Not sure how you extrapolated his statement into this. Chinese people can feed themselves by working, or have their kids feed them if they make money. But they're certainly not getting welfare checks or social security or medicare. Because that money goes to China's big $2 trillion savings fund.
60% of Libya's GDP comes from oil reserve and it has a 25% unemployment rate. I think China's biggest worry is inflation and people buying vastly overpriced real estate and assuming its a "safe asset" for their financial savings.
I agree with you to some extent but the PRC is much larger than any of the other Asian Tigers. Consider Singapore both built up infrastructure and a consumerist culture but it has to be export driven since it is so small of a country. The PRC though is vast enough that they can build up their consumer markets. My impression of the PRC from my recent visit is that they are in a transition phase from depending on exports to having a strong domestic market. There has been a lot of talk that the PRC has lost its overwhelming export edge regarding cheap labor so that many companies now are even relocating back to the US and even Chinese companies are building facilities in the US for the US market. That leaves still leaves a giant domestic market whose standard of living is rising on average daily. I think that is a big question and a topic that came up in a private discussion with one of my Chinese host. Right now the feeling is the government will step in and some of that huge cash reserve will be for helping the the elderly. Keep in mind Chinese workers and their employers do already pay into something like a social security fund but how good it is I didn't hear.

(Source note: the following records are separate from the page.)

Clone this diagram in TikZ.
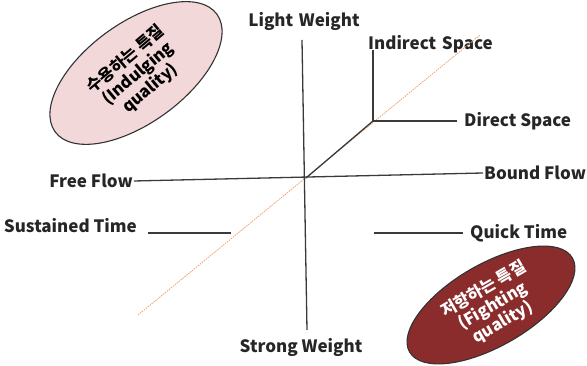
\documentclass[tikz,border=0pt]{standalone}
\usepackage{fontspec}
\setmainfont{Noto Sans CJK KR}
\usetikzlibrary{shapes.geometric}
\definecolor{axisgray}{HTML}{3A3A3A}
\definecolor{dashorange}{HTML}{F2A06E}
\definecolor{pinkfill}{HTML}{F3D8DA}
\definecolor{redfill}{HTML}{8B2C2C}
\begin{document}
\begin{tikzpicture}[x=1pt,y=1pt,
  lbl/.style={font=\bfseries\fontsize{17}{18}\selectfont, inner sep=1pt, text=black!85},
  axis/.style={draw=axisgray, line width=1.3pt},
  diag/.style={draw=dashorange, line width=0.8pt, dash pattern=on 1.5pt off 1pt},
  blob/.style={ellipse, draw=black!80, line width=1.1pt},
  blobtxt/.style={font=\bfseries\fontsize{16.5}{19}\selectfont, align=center}]
\useasboundingbox (0,0) rectangle (587,366);
% coordinates (pixel based, y flipped)
\coordinate (c) at (306,188);
\coordinate (vt) at (302,326);
\coordinate (vb) at (307,36);
\coordinate (dl) at (138,51);
\coordinate (dr) at (480,331);
\coordinate (k) at (373,245);
\coordinate (kt) at (373,316);
\coordinate (kr) at (457,245);
\coordinate (st1) at (148,133);
\coordinate (st2) at (231,133);
\coordinate (qt1) at (374,133);
\coordinate (qt2) at (463,133);
% labels
\node[lbl] (lw) at (304,345) {Light\,\,Weight};
\node[lbl] (sw) at (301,19) {Strong Weight};
\node[lbl, anchor=west] (is) at (367,322) {Indirect\,\,Space};
\node[lbl, anchor=west] (ds) at (463,245) {Direct Space};
\node[lbl, anchor=west] (bf) at (483,193) {Bound Flow};
\node[lbl, anchor=east] (ff) at (134,185) {Free Flow};
\node[lbl, anchor=east] (sti) at (138,140) {Sustained Time};
\node[lbl, anchor=west] (qti) at (469,133) {Quick Time};
% lines
\draw[diag] (dl) -- (dr);
\draw[axis] (vt) -- (vb);
\draw[axis] (ff.east) -- (bf.west);
\draw[axis] (c) -- (k);
\draw[axis] (k) -- (kt);
\draw[axis] (k) -- (kr);
\draw[axis] (st1) -- (st2);
\draw[axis] (qt1) -- (qt2);
% ellipses
\node[blob, fill=pinkfill, minimum width=200pt, minimum height=100pt, rotate=36] (e1) at (136,293) {};
\node[blobtxt, rotate=40] (t1) at (138,292) {수용하는 특질\\(Indulging\\quality)};
\node[blob, fill=redfill, minimum width=188pt, minimum height=82pt, rotate=30] (e2) at (491,61) {};
\node[blobtxt, text=white, rotate=30] (t2) at (493,60) {저항하는 특질\\(Fighting\\quality)};
\end{tikzpicture}
\end{document}
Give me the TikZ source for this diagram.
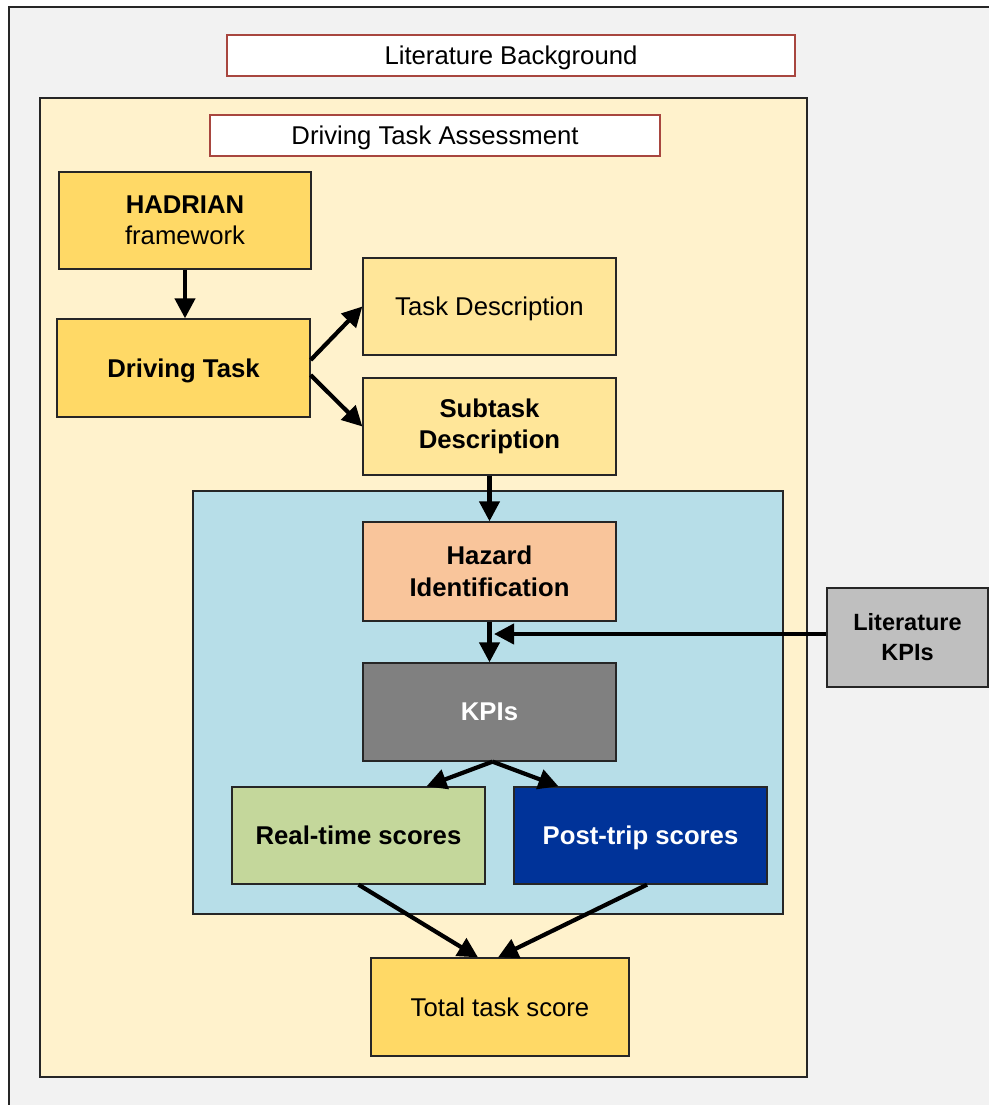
\documentclass[tikz,border=0pt]{standalone}
\usepackage{fontspec}
\setmainfont{Liberation Sans}
\usepackage{xcolor}
\usetikzlibrary{arrows.meta}

\definecolor{outerbg}{HTML}{F2F2F2}
\definecolor{titlered}{HTML}{A8463F}
\definecolor{creamyel}{HTML}{FFF2CC}
\definecolor{goldyel}{HTML}{FFD966}
\definecolor{paleyel}{HTML}{FFE699}
\definecolor{lightblue}{HTML}{B7DEE8}
\definecolor{peach}{HTML}{F9C59B}
\definecolor{midgray}{HTML}{808080}
\definecolor{sage}{HTML}{C4D79B}
\definecolor{deepblue}{HTML}{003399}
\definecolor{lightgray}{HTML}{BFBFBF}

\begin{document}
\begin{tikzpicture}[x=1pt,y=-1pt,
    box/.style={draw=black!85, line width=1.3pt, minimum width=253pt, minimum height=97pt,
        align=center, inner sep=0pt, font=\fontsize{25.7}{31.5}\selectfont},
    oneline/.style={text depth=0pt},
    titlebox/.style={draw=titlered, line width=1.5pt, fill=white, minimum height=41pt,
        inner sep=0pt, text depth=0pt, font=\fontsize{25.7}{31}\selectfont},
    arr/.style={line width=4.2pt, -{Triangle[length=20pt,width=20pt]}}]
\useasboundingbox (0,0) rectangle (989,1105);

% frames
\fill[outerbg] (9,7) rectangle (989,1105);
\draw[black!85, line width=2pt] (9,1105) -- (9,7) -- (989,7);
\node[titlebox, minimum width=568pt] (litbg) at (511,55.5) {Literature Background};
\filldraw[fill=creamyel, draw=black!85, line width=2pt] (40,98) rectangle (807,1077);
\node[titlebox, minimum width=450pt] (dta) at (435,135.5) {Driving Task Assessment};
\filldraw[fill=lightblue, draw=black!85, line width=1.3pt] (193,491) rectangle (783,914);

% boxes
\node[box, fill=goldyel, minimum width=252pt] (hadrian) at (185,220.5) {\textbf{HADRIAN}\\framework};
\node[box, oneline, fill=goldyel, minimum height=98pt] (drvtask) at (183.5,368) {\textbf{Driving Task}};
\node[box, oneline, fill=paleyel] (taskdesc) at (489.5,306.5) {Task Description};
\node[box, fill=paleyel] (subtask) at (489.5,426.5) {\textbf{Subtask}\\\textbf{Description}};
\node[box, fill=peach, minimum height=99pt] (hazard) at (489.5,571.5) {\textbf{Hazard}\\\textbf{Identification}};
\node[box, oneline, fill=midgray, minimum height=98pt, text=white] (kpis) at (489.5,712) {\textbf{KPIs}};
\node[box, oneline, fill=sage] (realtime) at (358.5,835.5) {\textbf{Real-time scores}};
\node[box, oneline, fill=deepblue, text=white] (posttrip) at (640.5,835.5) {\textbf{Post-trip scores}};
\node[box, oneline, fill=goldyel, minimum width=258pt, minimum height=98pt] (total) at (500,1007) {Total task score};
\node[box, fill=lightgray, minimum width=161pt, minimum height=99pt,
    font=\fontsize{23.5}{30}\selectfont] (litkpi) at (907.5,637.5) {\textbf{Literature}\\\textbf{KPIs}};
\coordinate (littip) at (494,634);

% arrows
\draw[arr] (hadrian.south) -- (hadrian.south |- drvtask.north);
\draw[arr] ([yshift=8pt]drvtask.east) -- (taskdesc.west);
\draw[arr] ([yshift=-7pt]drvtask.east) -- (subtask.west);
\draw[arr] (subtask.south) -- (hazard.north);
\draw[arr] (hazard.south) -- (kpis.north);
\draw[arr] ([yshift=3.5pt]litkpi.west) -- (littip);
\draw[arr] ([xshift=3pt]kpis.south) -- ([xshift=68pt]realtime.north);
\draw[arr] ([xshift=3pt]kpis.south) -- ([xshift=-82pt]posttrip.north);
\draw[arr] (realtime.south) -- ([xshift=-22pt]total.north);
\draw[arr] ([xshift=6.5pt]posttrip.south) -- ([xshift=-2pt]total.north);
\end{tikzpicture}
\end{document}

Your info is a bit outdated. China now actually have social security and nearly universal health care, even in rural area. The co-pay for peasants for major medical procedures are still high (20% -50%), but it is much better than before.
Cost of living in Chinese cities is ridiculously expensive right now after years of record inflation. Indeed, many people are saying the currency is now overvalued.
My personal opinion, not grounded but I actually think China needs a large population of it's migrant workforce to provide the cheap labor to support its growing standard of living of the middle class in the cities. The population is too large to have too much foreign cheap illegal labors like U.S. does with Mexico but if they can have a similar system between it's rural and urban populations, it can work.
If the currency is overvalued, things would be cheaper in China due to the fact that you can buy more with one yuan. The fact that they're keeping it artificially low is what's causing inflation.
That is what is happening currently, but as the standard of living in rural area rises, there will be less and less people willing to work as migrant workers in the cities. China still have plenty of poor farmers willing to work as migrant workers in the near future.
Overvalued w.r.t. to US $. Things in China is getting more expensive than in US. So the exchange ratio for RMB/USD is no longer low as so many people claimed in the US.